Eshoo was en route to the House gallery from her office building when police came running toward her, shouting “go back, go back,” she recalled in an interview Thursday from D.C.


The congresswoman made her way with a couple of staffers to a windowless interior room in another office building, where she spent five hours holed up with Rep.

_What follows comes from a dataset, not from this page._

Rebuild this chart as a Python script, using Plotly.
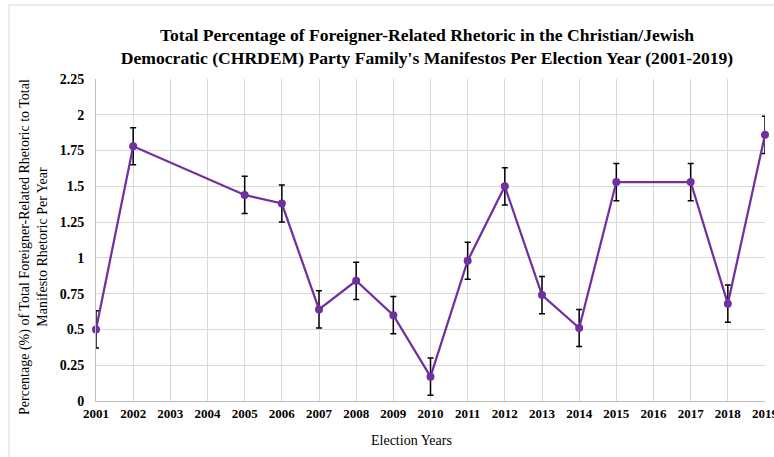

Mike Thompson of Napa “watching in horror as the mob breached the Capitol.”


With nothing but a live stream of the chaos around her, a few bottles of water, her voting card and spotty cell service, Eshoo scrambled to reassure hysterical family members that she was alright.


Eshoo said she agrees that the president needs to be removed but doesn’t hold out a lot of hope that Vice President Mike Pence will use his constitutional powers to boot Trump.


“If I could impeach him right now, I would,” said the congresswoman, adding that although she was scheduled to fly home Thursday evening she was prepared to return to Washington if necessary.


Eshoo also blasted the Capitol Hill police, calling their lackluster response a “failure across the board” and describing the barricades outside the Capitol complex “like doggy doors … it was like, ‘Welcome, I’m taking you on a tour.’ ”


Lawmakers, she said, had gotten a detailed memo about street barricades and procedures, but when she arrived and looked across the Capitol Hill plaza, “I thought, where is everyone?”


“I had a very eerie feeling. …  I just kept pushing that bad feeling away,” she recalled.



Wednesday’s mob violence brought up painful memories for Speier, a San Mateo Democrat who was shot and left for dead during a 1978 fact-finding mission into the human rights abuses being carried out by Jones, a charismatic cult leader whose many devotees left everything behind in the Bay Area to follow him to Jonestown, Guyana.


“More than 40 years ago, as I lay bleeding from five gunshot wounds on an air strip in the Guyanese jungle not knowing if I would live or die, I swore that if I did survive I would dedicate my life to public service,” Speier, who was en route back to the Bay Area on Thursday and unavailable for an interview, wrote in a late Wednesday statement. “I thought of that moment today, when the U.S. Capitol was stormed by a mob of Trump rioters emboldened by the President fomenting a coup d’état.”


“The president must be immediately removed under the 25th Amendment,” Speier said. “His words and deeds have encouraged a violent insurrection and he presents a direct and deadly threat to our democracy and the rule of law.”